Second, we tried as far as possible not to use the CPU to transfer data to and from NV1. Instead, whenever we could we used Direct Memory Access, in which the I/O device reads and writes system memory independently of the CPU. In most cases, the CPU instructed NV1 to do something with one, or a few writes, and then got on with its program. The instruction typically said "here in memory is a block of quadric patches for you to render". If the CPU needed an answer, it would tell NV1 where in system memory to put it and, at intervals, check to see if it had arrived.

Remember that we were creating this architecture for a virtual memory system in which applications had direct access to the I/O device. The applications addressed system memory in virtual addresses. The system's Memory Management Unit (MMU) translated these into the physical addresses that the bus used. When an application told the device the address of the block of patches, it could only send the device one of its virtual addresses. To fetch the patches from system memory, the DMA engine on the device needed to translate the virtual address into a physical address on the bus in the same way that the CPU's MMU did.

So NV1 didn't just have a DMA engine, it had an IOMMU as well. We patented this IOMMU as US5758182A: DMA controller translates virtual I/O device address received directly from application program command to physical i/o device address of I/O device on device bus (inventors David S. H. Rosenthal and Curtis Priem). In 2014's Hardware I/O Virtualization I explained how Amazon ended up building network interfaces with IOMMUs for the servers in AWS data centers so that mutiple virtual machines could have direct access to the network hardware and thus eliminate operating system overhead.

Context switching

The fundamental problem for graphics support in a multi-process operating system such as Unix (and later Linux, Windows, MacOS, ...) is that of providing multiple processes the illusion that each has exclusive access to the single graphics device. I started fighting this problem in 1983 at Carnegie-Mellon. James Gosling and I built the Andrew Window System, which allowed multiple processes to share access to the screen, each in its own window. But they didn't have access to the real hardware. There was a single server process that accessed the real hardware. Applications made remote procedure calls (RPCs) to this server, which actually drew the requested graphics. Four decades later the X Window System still works this way.

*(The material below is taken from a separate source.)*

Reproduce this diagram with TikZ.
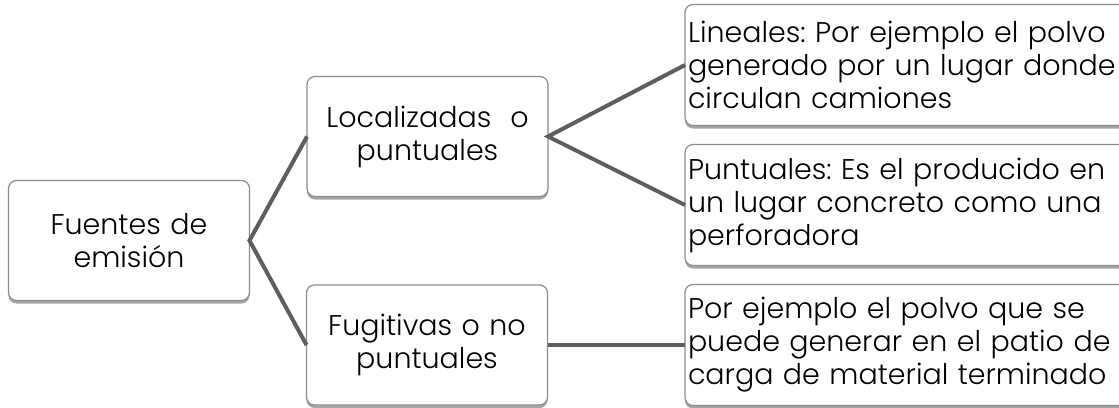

RPCs imposed a performance penalty that made 3D games unusable. To allow, for example, a game to run in one window while a mail program ran in another we needed the currently active process to have direct access to the hardware, and if the operating system context-switched to a different graphics process, give that process direct access to the hardware. The operating system would need to save the first process' state from the graphics hardware, and restore the second process' state

Our work on this problem at Sun led to a patent filed in 1989, US5127098A: Method and apparatus for the context switching of devices with (inventors David S. H. Rosenthal, Robert Rocchetti, Curtis Priem, and Chris Malachowsky). The idea was to have the device mapped into each process' memory but to use the system's memory management unit (MMU) ensure that at any one time all but one of the mappings was invalid. A process' access to an invalid mapping would interrupt into the system's page fault handler, which would invoke the device's driver to save the old process' context and restore the new process' context. The general problem with this idea is that, because the interrupt ends up in the page fault handler, it requires device-dependent code in the page fault handler. This is precisely the kind of connection between software and hardware that caused schedule problems at Sun.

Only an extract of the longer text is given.